Al-Alfi a présenté une comparaison qu’il a effectuée entre les dépôts, les bons du Trésor du gouvernement et la Bourse en termes de rendement annuel. « Au cours des 15 dernières années, le rendement moyen en Bourse était de plus de 14 %, contre 10,57 % pour les dépôts et 10,4 % pour les bons du Trésor », a-t-il expliqué. Selon lui, cela montre la nécessité de changer la vision des investisseurs pour qu’ils considèrent la Bourse comme un canal d’investissement à long terme. « Les compagnies d’assurance et de retraite doivent jouer leur rôle pour collecter l’épargne individuelle et l’investir », a-t-il proposé.

Plus d’attention pour la Bourse

Pour sa part, le PDG de Prime holding a indiqué aux participants qu’il avait analysé, avec la ministre de la Planification, les problèmes du marché financier lors d’une rencontre tenue la semaine dernière. « Et elle a promis de trouver des solutions. Mais la Bourse est désormais devenue sans propriétaire, car elle dépendait du ministère de l’Economie à une époque, puis du ministère de l’Investissement, qui a été supprimé récemment. Et l’Autorité de surveillance financière ne peut soutenir le marché qu’avec les ministères compétents », a dit Maher.

Le gouvernement a reporté plusieurs fois son programme d’introduction en Bourse d’entreprises publiques en raison du prix modeste des actions et de la baisse des échanges. « Le programme d’offre du gouvernement est lié aux prix du marché, qui ont atteint leur plus bas niveau actuellement », a noté Al-Alfi. Or, le ministre du Secteur public des affaires, Hicham Tawfiq, a annoncé la semaine dernière l’introduction de trois entreprises publiques avant l’été. « Ces entreprises sont Alexandrie pour l’échange des cargaisons, la Banque du Caire et la société de paiement e-finance », avait-il déclaré.
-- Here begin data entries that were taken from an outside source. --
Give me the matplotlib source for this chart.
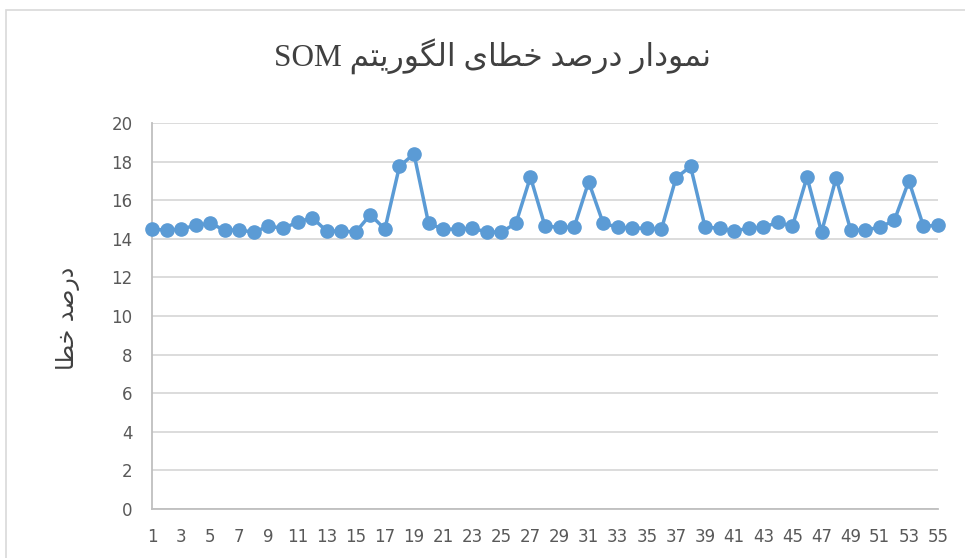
import numpy as np
import matplotlib
matplotlib.use("Agg")
import matplotlib.pyplot as plt
from matplotlib.patches import Rectangle

# error percent per run
runs = list(range(1, 56))
error_pct = [14.5, 14.45, 14.5, 14.7, 14.8, 14.45, 14.45, 14.35, 14.65, 14.55,
             14.85, 15.1, 14.4, 14.4, 14.35, 15.25, 14.5, 17.75, 18.4, 14.8,
             14.5, 14.5, 14.55, 14.35, 14.35, 14.8, 17.2, 14.65, 14.6, 14.6,
             16.95, 14.8, 14.6, 14.55, 14.55, 14.5, 17.15, 17.75, 14.6, 14.55,
             14.4, 14.55, 14.6, 14.85, 14.65, 17.2, 14.35, 17.15, 14.45, 14.45,
             14.6, 14.95, 17.0, 14.65, 14.7]
y_ticks = list(range(0, 21, 2))
x_ticks = list(range(1, 56, 2))

# Arabic written in presentation forms, visual (left-to-right) order,
# since matplotlib does no shaping / bidi
w_nemoodar = "\ufead\ufe8d\ufea9\ufeee\ufee4\ufee7"       # نمودار
w_darsad = "\ufeaa\ufebb\ufead\ufea9"                      # درصد
w_khataye = "\ufbfc\ufe8e\ufec4\ufea7"                     # خطای
w_khata = "\ufe8e\ufec4\ufea7"                             # خطا
w_algorithm = "\ufee2\ufe98\ufbfe\ufead\ufeee\ufb95\ufedf\ufe8d"  # الگوریتم
title_txt = "SOM " + " ".join([w_algorithm, w_khataye, w_darsad, w_nemoodar])
ylabel_txt = w_khata + " " + w_darsad

plt.rcParams['font.family'] = ['DejaVu Sans']

fig = plt.figure(figsize=(9.65, 5.58), dpi=100)
ax = fig.add_axes([152/965, 1 - 509/558, (938-152)/965, (509-123)/558])

# chart frame
fig.patches.append(Rectangle((6/965, -0.1), 1.2, 1 - 10/558 + 0.1,
                             transform=fig.transFigure, fill=False,
                             edgecolor='#d9d9d9', linewidth=1.2))

ax.plot(runs, error_pct, color='#5b9bd5', lw=2.5, marker='o', ms=9.5,
        clip_on=False, zorder=3)

ax.set_xlim(1, 55)
ax.set_ylim(0, 20)
ax.set_yticks(y_ticks)
ax.set_xticks(x_ticks)
ax.grid(axis='y', color='#d9d9d9', lw=1.3)
ax.set_axisbelow(True)
for s in ['top', 'right']:
    ax.spines[s].set_visible(False)
ax.spines['left'].set_color('#bfbfbf')
ax.spines['bottom'].set_color('#bfbfbf')
ax.spines['left'].set_linewidth(1.3)
ax.spines['bottom'].set_linewidth(1.3)
ax.tick_params(length=0, labelsize=12, colors='#595959')
ax.tick_params(axis='y', pad=14)
ax.tick_params(axis='x', pad=14)

fig.text(492/965, 1 - 57/558, title_txt, ha='center', va='center',
         fontsize=22.5, color='#404040',
         family=['Liberation Serif', 'DejaVu Sans'])
fig.text(68/965, 1 - 318/558, ylabel_txt, ha='center', va='center',
         rotation=90, fontsize=17, color='#404040')

fig.savefig('out.png', dpi=100)
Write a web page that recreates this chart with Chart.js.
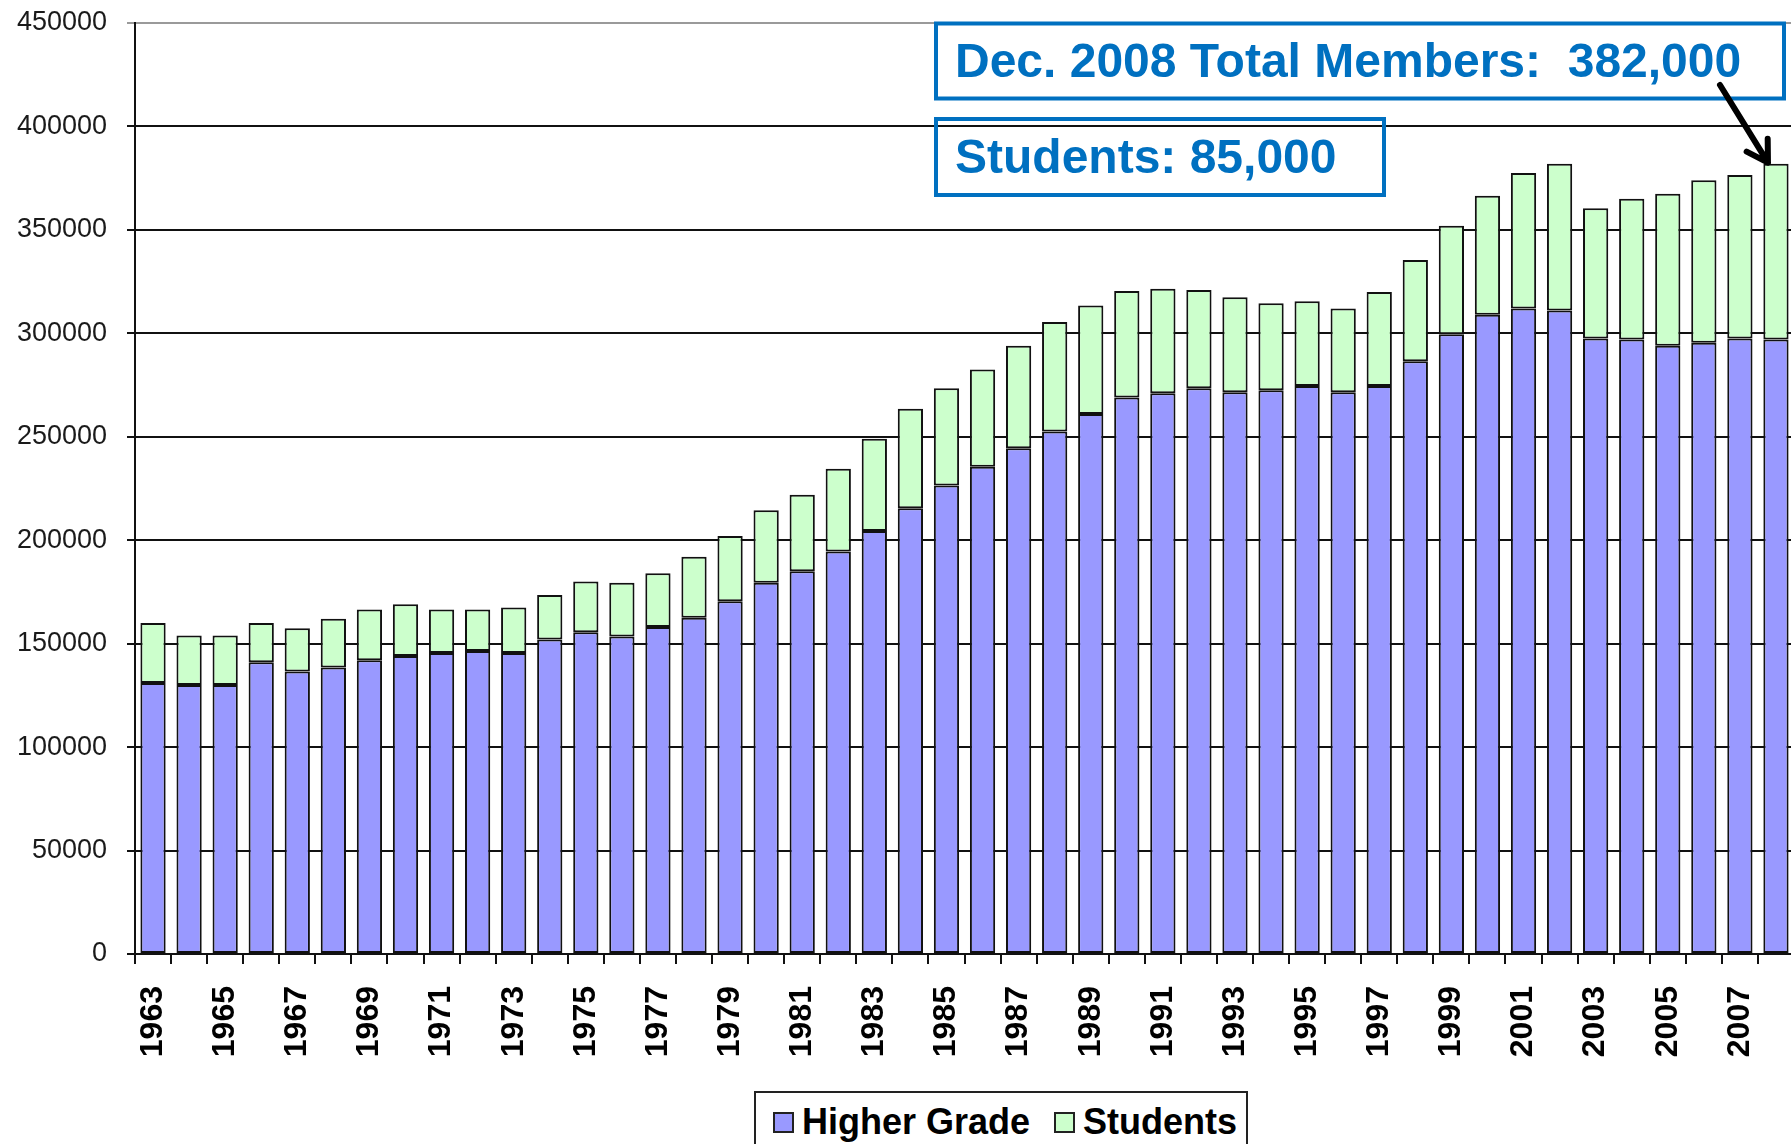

Pour sa part, le vice-président de la société Mubasher, Ihab Rachad, a appelé le gouvernement à accorder plus d’attention à la Bourse égyptienne, d’autant plus que l’argent public est le plus grand actionnaire des sociétés cotées. « Soutenir l’investissement en Bourse par le biais d’un ensemble d’initiatives présentées par la Banque Centrale est devenu important en vue d’attirer des investisseurs étrangers », a souligné Rachad.